By Ian Gilson, PhD, CFA
CDTi (CDTI) reported its third quarter results on November 12, 2013, followed by a conference call. Revenue was above our expectations, and there was a significant increase in operating margins. G&A declined significantly from second quarter levels and R&D declined Y/Y as patent applications were lower but was up slightly from the second quarter.
The company reported an operating profit in the third quarter and the net loss was lower than year ago and below second quarter levels.
The California retrofit market has come to life. Pollution enforcement has picked up and vehicle operators are being fined. KS Industries, a Bakersfield CA construction company, was fined $230,000 for non compliance and inspections have significantly increased at the Otay Mesa US-Mexican crossing. As a result orders for retrofit equipment are increasing and revenue to CDTi is increasing. California retrofit revenue was about $3 million in the third quarter, and non-retrofit business increased slightly to 40% of HDD revenue.

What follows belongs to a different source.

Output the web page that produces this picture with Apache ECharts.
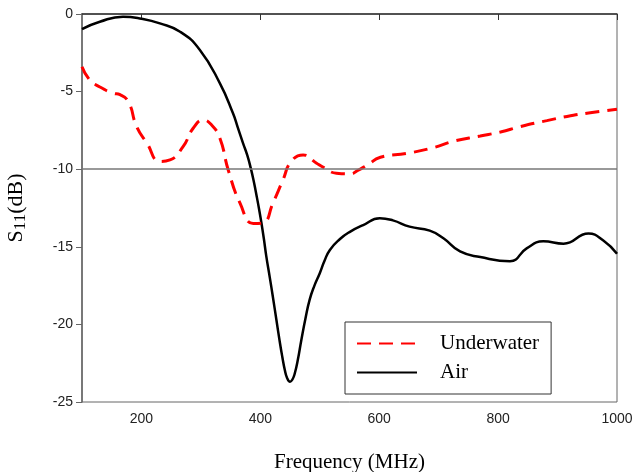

We expect CARB retrofit revenue to increase significantly next year, and then decline as trucks become compliant or are sold out of state. However, the off-the-road business should grow and the new EGR systems should be a significant contributor.
Catalyst sales increased significantly Y/Y, up 39% after adjustment for the metal pricing changes made last year. Honda continues to be the driver of this business.
E Cube, the JV with Pirelli, has been dissolved. The poor business climate in Europe had made it impossible to meet the sales targets and a further review of CDTi's objectives suggested that E-Cube was not the best fit with the strategic plan. The loss from E-Cube was $0.4 million and this was about the same as what CDTi would have lost in Europe without the joint venture.